State revenues from gambling: Short-term relief, long-term disappointment

Abstract

Introduction

Gambling has become very popular as a way for states to raise revenue. Many states have been authorizing and expanding
additional forms of gambling and finding ways to raise revenues from those activities. States are particularly likely to expand gambling in the aftermath of recessions and subsequent economic downturns in the hopes of raising more revenues.

In the short-run, states indeed do raise additional revenues due to expansion of gambling activities and facilities. However, history shows that in the long-run the growth in state revenues from gambling activities slows or even reverses and declines. In short, the revenue returns deteriorate—and often quickly.
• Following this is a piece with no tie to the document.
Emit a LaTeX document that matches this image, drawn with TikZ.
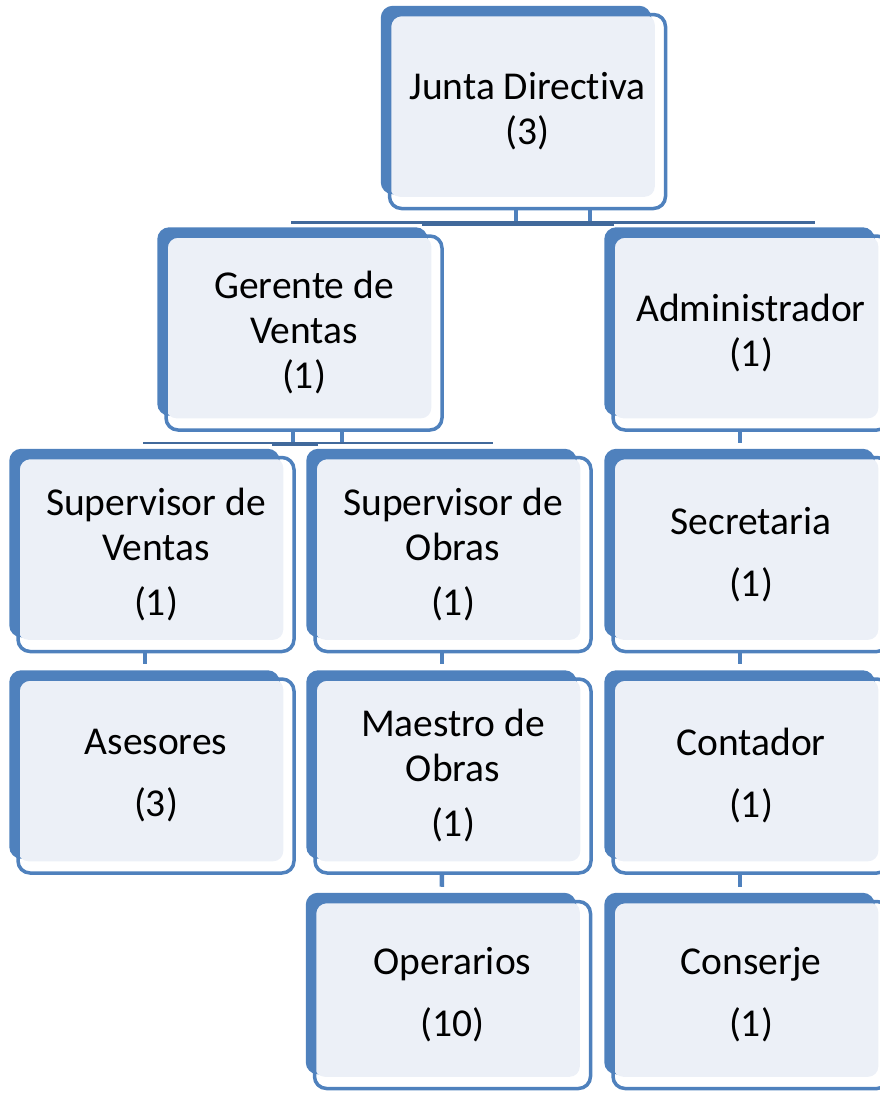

This pattern of deterioration may be due to competition with other states for a limited market (saturation), competition between different forms of gambling (substitution), or other factors. Despite the deterioration, the dynamic often continues, as states find new forms of gambling to authorize, open new facilities, and impose higher taxes on gambling. The results are short-run yields and longer-run deterioration.

In addition to the weak long-run growth of gambling revenues, the expansion of highly taxed gambling activities also raises equity issues, since the revenues come largely from low and moderate income households, whose incomes have declined (or not grown) in real terms along with their spending. A related equity issue may be the effects of expansion of state-sanctioned commercial casinos1 on Native American casinos, which have been around since 1988. These are low-income communities that found a source of income in casinos, but the expansions of state-sanctioned commercial casinos may reduce their yields.

Finally, the research literature suggests that expansion of gambling activities has social and economic costs, although the findings are mixed on these points, and it’s unclear whether the economic development impacts are strong enough to counter the costs and other weaknesses of these policies.